I would argue that a business profits fairly as long as it plays by the rules, and that anything within those rules is fair game until the rules are changed.

I know that caveat emptor is no longer the norm in many circumstances, but that does not mean it should not be our baseline, to be modified as appropriate. My complaint was that you seem to want to shift the baseline to a vague definition of "fair business". And business has not, and never will be, fair.

I generally agree with Yves, and I do here too, although I would not put it in the same terms (The Wife would not approve.). I think if you looked up "sycophantic" or "unctuous", there would be a link referencing Davidson's article. Wall Street plays the crucial role of intermediation? Is that what Goldman Sachs was doing with ABACUS 2007-AC1?
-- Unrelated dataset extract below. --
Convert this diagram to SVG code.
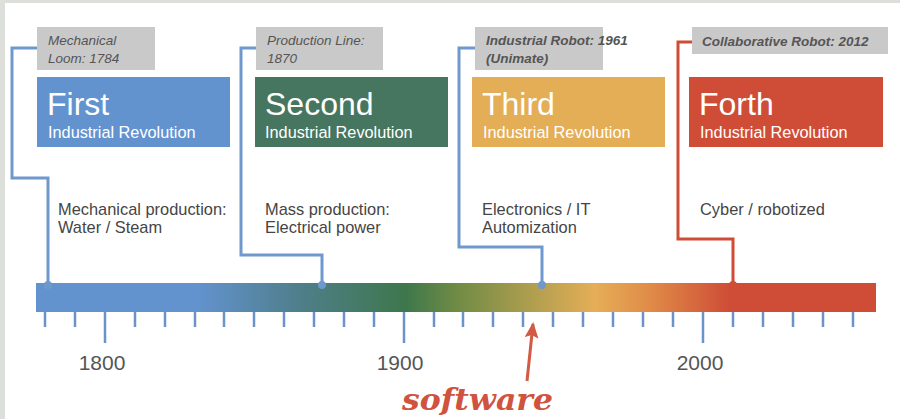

With all due respect, Adam, the only rule of capitalism is "profit." "Fairness" is a standard imposed by law, which is a separate institution, and let's face it, merchantability and unconscionability are incredibly low standards of fairness. On top of that, the victim has to discover the unfairness and front the costs of correcting it. That's where the regulators are supposed to come in, but they're wholly owned by the industry they're supposed to be regulating.

I think I've come up with a fair analogy of how the game has been played. You're walking down the street, and you see a street hustler working his game. There's a cop a few feet away taking no action, so you figure the game must be reasonably straight. You lay your money down, and it's obvious you've been jobbed. You complain to the cop, but he isn't interested. You're in no position to beat your money out of the hustler, so you walk away. The next day you're walking by there again, and the game is still on, except the cop and the hustler have traded places.

How can anyone honestly argue there isn't a problem?

Seemingly, capitalism is creating an unfair system. I mean with corporate takeovers and stuff, anti-trust seems to be just an idea.

capitalism works on the concept of equitability, wherein each person gets what he works for. This work in theory though. In practice, it's whoever is the greediest.